Valentin Peralta eased the Sidewalk Tacos food truck into a space on West Fourth Street, put the gear in park and began doing what he does at the start of every workday.

The boxes of avocados, tomatoes, cilantro, tortillas and other ingredients for cooking Mexican dishes were the first things he moved from the truck. Eventually, Peralta took one last look at the countertops covered with stuff for fixing the food he sells. Had he missed anything?

He nodded his head, as if talking to himself, and kept it moving.

“You’ve got everything?” Peralta asked his co-worker, who had parked a second Sidewalk Tacos truck along the same Mercer Street curb.

“Yeah, I think so,” Miguel Andrade said.

“I’ll be going to the other location right now,” Peralta said. “I’ll see you.”

Peralta’s story is the story of a Mexican immigrant in a city of 8,622,698 people. Of that 8.6 million, 179,613 were Mexican immigrants, as of July 2017, according to New York City officials.

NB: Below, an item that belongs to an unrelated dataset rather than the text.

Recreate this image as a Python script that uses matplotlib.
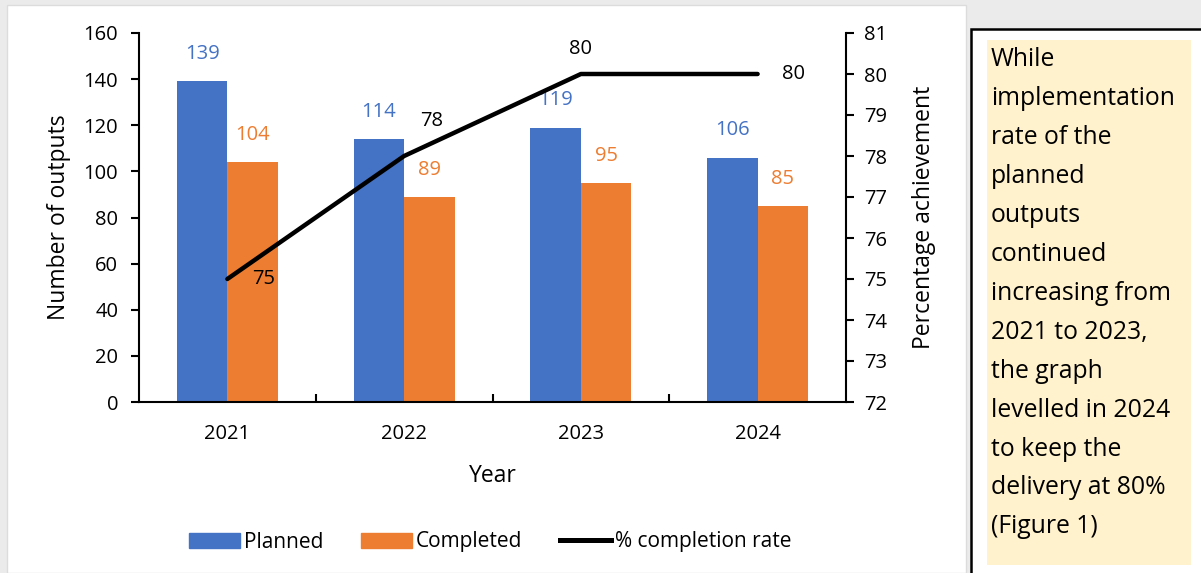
import matplotlib.pyplot as plt
import numpy as np
from matplotlib.patches import Rectangle
from matplotlib.lines import Line2D

plt.rcParams["font.family"] = ["Open Sans", "DejaVu Sans"]

years = ["2021", "2022", "2023", "2024"]
planned = [139, 114, 119, 106]
completed = [104, 89, 95, 85]
completion_rate = [75, 78, 80, 80]

note_lines = [
    "While",
    "implementation",
    "rate of the",
    "planned",
    "outputs",
    "continued",
    "increasing from",
    "2021 to 2023,",
    "the graph",
    "levelled in 2024",
    "to keep the",
    "delivery at 80%",
    "(Figure 1)",
]

BLUE = "#4472C4"
ORANGE = "#ED7D31"
W, H = 1201, 573
FS = 14.5

fig = plt.figure(figsize=(W / 100, H / 100), dpi=100, facecolor="#ebebeb")


def px(x, y):
    # pixel coords (from top-left) -> figure fraction
    return x / W, 1 - y / H


# white chart panel
fig.patches.append(Rectangle(px(7, H), 959 / W, (H - 5) / H, transform=fig.transFigure,
                             facecolor="white", edgecolor="#dcdcdc", lw=1, zorder=-2))
# note box with border and highlighted text
fig.patches.append(Rectangle(px(971, H + 10), 300 / W, (H - 29 + 10) / H, transform=fig.transFigure,
                             facecolor="white", edgecolor="black", lw=1.8, zorder=-2))
fig.patches.append(Rectangle(px(987, 565), 204 / W, 525 / H, transform=fig.transFigure,
                             facecolor="#FFF2CC", edgecolor="none", zorder=-1))
for i, line in enumerate(note_lines):
    fig.text(*px(991, 60 + i * 38.9), line, fontsize=17.8, va="center", ha="left", color="black")

l, b = px(139, 402)
r, t = px(846, 33)
ax = fig.add_axes([l, b, r - l, t - b])
ax.set_facecolor("none")

x = np.arange(len(years))
width = 1 / 3.5
ax.bar(x - width / 2, planned, width, color=BLUE, label="Planned", zorder=2)
ax.bar(x + width / 2, completed, width, color=ORANGE, label="Completed", zorder=2)

for i in range(len(x)):
    ax.annotate(str(planned[i]), (x[i] - width / 2, planned[i]), xytext=(0, 19.5),
                textcoords="offset points", ha="center", va="center", color=BLUE, fontsize=FS)
    ax.annotate(str(completed[i]), (x[i] + width / 2, completed[i]), xytext=(0, 19.5),
                textcoords="offset points", ha="center", va="center", color=ORANGE, fontsize=FS)

ax.set_xlim(-0.5, 3.5)
ax.set_ylim(0, 160)
ax.set_yticks(range(0, 161, 20))
ax.set_xticks(x)
ax.set_xticklabels(years)
ax.set_xticks([0.5, 1.5, 2.5], minor=True)
ax.tick_params(axis="x", which="major", length=0, pad=16, labelsize=FS)
ax.tick_params(axis="x", which="minor", direction="in", length=6, width=1.5)
ax.tick_params(axis="y", direction="out", length=6, width=1.5, labelsize=FS, pad=9)
for side in ["top", "right"]:
    ax.spines[side].set_visible(False)
for side in ["left", "bottom"]:
    ax.spines[side].set_linewidth(1.5)
ax.set_ylabel("Number of outputs", fontsize=16.5, labelpad=9)
ax.set_xlabel("Year", fontsize=16.5, labelpad=14)

ax2 = ax.twinx()
ax2.plot(x, completion_rate, color="black", lw=3.2, solid_capstyle="round", zorder=3)
ax2.set_ylim(72, 81)
ax2.set_yticks(range(72, 82))
ax2.tick_params(axis="y", direction="out", length=6, width=1.5, labelsize=FS, pad=7)
for side in ["top", "left", "bottom"]:
    ax2.spines[side].set_visible(False)
ax2.spines["right"].set_linewidth(1.5)
ax2.set_ylabel("Percentage achievement", fontsize=16.5, labelpad=18)

# rate labels, placed beside the points
label_offsets = [(26, 0), (20, 25), (0, 18), (26, 0)]
for i in range(len(x)):
    ax2.annotate(str(completion_rate[i]), (x[i], completion_rate[i]), xytext=label_offsets[i],
                 textcoords="offset points", ha="center", va="center", color="black", fontsize=FS)

handles = [
    Rectangle((0, 0), 1, 1, color=BLUE),
    Rectangle((0, 0), 1, 1, color=ORANGE),
    Line2D([], [], color="black", lw=3.6),
]
fig.legend(handles, ["Planned", "Completed", "% completion rate"], loc="center",
           bbox_to_anchor=px(490, 542), ncol=3, frameon=False, fontsize=15,
           handlelength=2.45, handletextpad=0.2, columnspacing=1.8)

fig.savefig("out.png", dpi=100, facecolor=fig.get_facecolor())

Like many of those immigrants, Peralta works in the relatively low-paying food industry. His $700 weekly paycheck helps sustain his household of three, which includes Peralta’s stay-at-home wife and the couple’s 10-year old daughter. The average rent in Dobbs Ferry, where the family lives, an hour-long drive from the NYU-area where he works, is almost $2,300 a month.

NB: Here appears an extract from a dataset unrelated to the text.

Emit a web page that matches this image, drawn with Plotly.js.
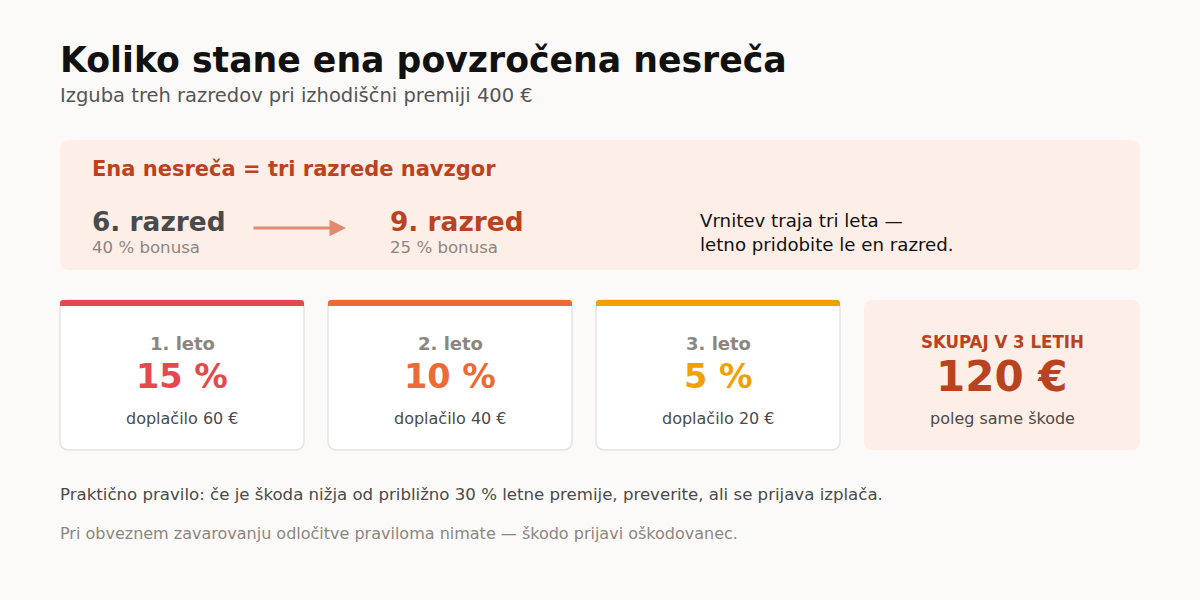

Aside from paying for rent, light, gas and other bills, Peralta somehow manages to send money to his parents back in Mexico as often as he can, he said.

As the only employed person in his household, he has to be careful about managing his money. “When you don’t make much money, you have to be cautious of your pockets a bit more,” he said. “Try not to spend too much.”

Monday through Friday, Peralta leaves home to start his 12-hour workday when most other people are sleeping. Sometimes, as early as 4 a.m., he starts his drive to the Bronx to buy ingredients before heading toward NYU, whose students are his main customers.

On his best days, Peralta makes $200. But most days, he makes about $120.

“I came—we came—to America with a Mexican’s mentality. Even when I made $50, I thought, ‘Wow, this is a lot of money, because in Mexico it is a lot of money. But, in reality, it is not much.” Peralta said.

One of his first jobs in New York was a delivery man for a deli. He took the job quickly. He wanted to start his New York life already.

It is not uncommon for immigrants, especially those who don’t speak English well, to sometimes be underpaid or not paid at all and to work under conditions that are illegal. Some may not know about labor laws that might protect them, for example, or that the legal minimum wage for companies in New York City with 11 or more employees is $13. That amount increases to $15 on Dec. 31, 2018.

“Honestly, it’s because I didn’t know any English,” said Peralta, about originally taking a job in the United States where he earned less than he now earns.  According to a 2014 report  from the U.S. Census Bureau, “Less than half of immigrants speak English very well and about 13 percent don’t speak it at all.”

Not long after he arrived in the United States in 1998, Peralta began learning English by listening to the people talking on the streets. Now, he speaks English fluently with his customers.

In 1998, when he was 25, Peralta left his parents behind in Mexico. He’d heard some Mexicans call New York a city of gold. It hasn’t been as shiny as the people back home said it would be, though. His job is exhausting. But he has to work.

“He’s a very hardworking man, respectful and a good boss,” Andrade, Peralta’s co-worker, said.

He also happens to like what he does.

“I like cooking,” he said, with a smile spreading across his face as he placed bottles of soda in the truck’s built-in refrigerator. “I like making people happy with my food.”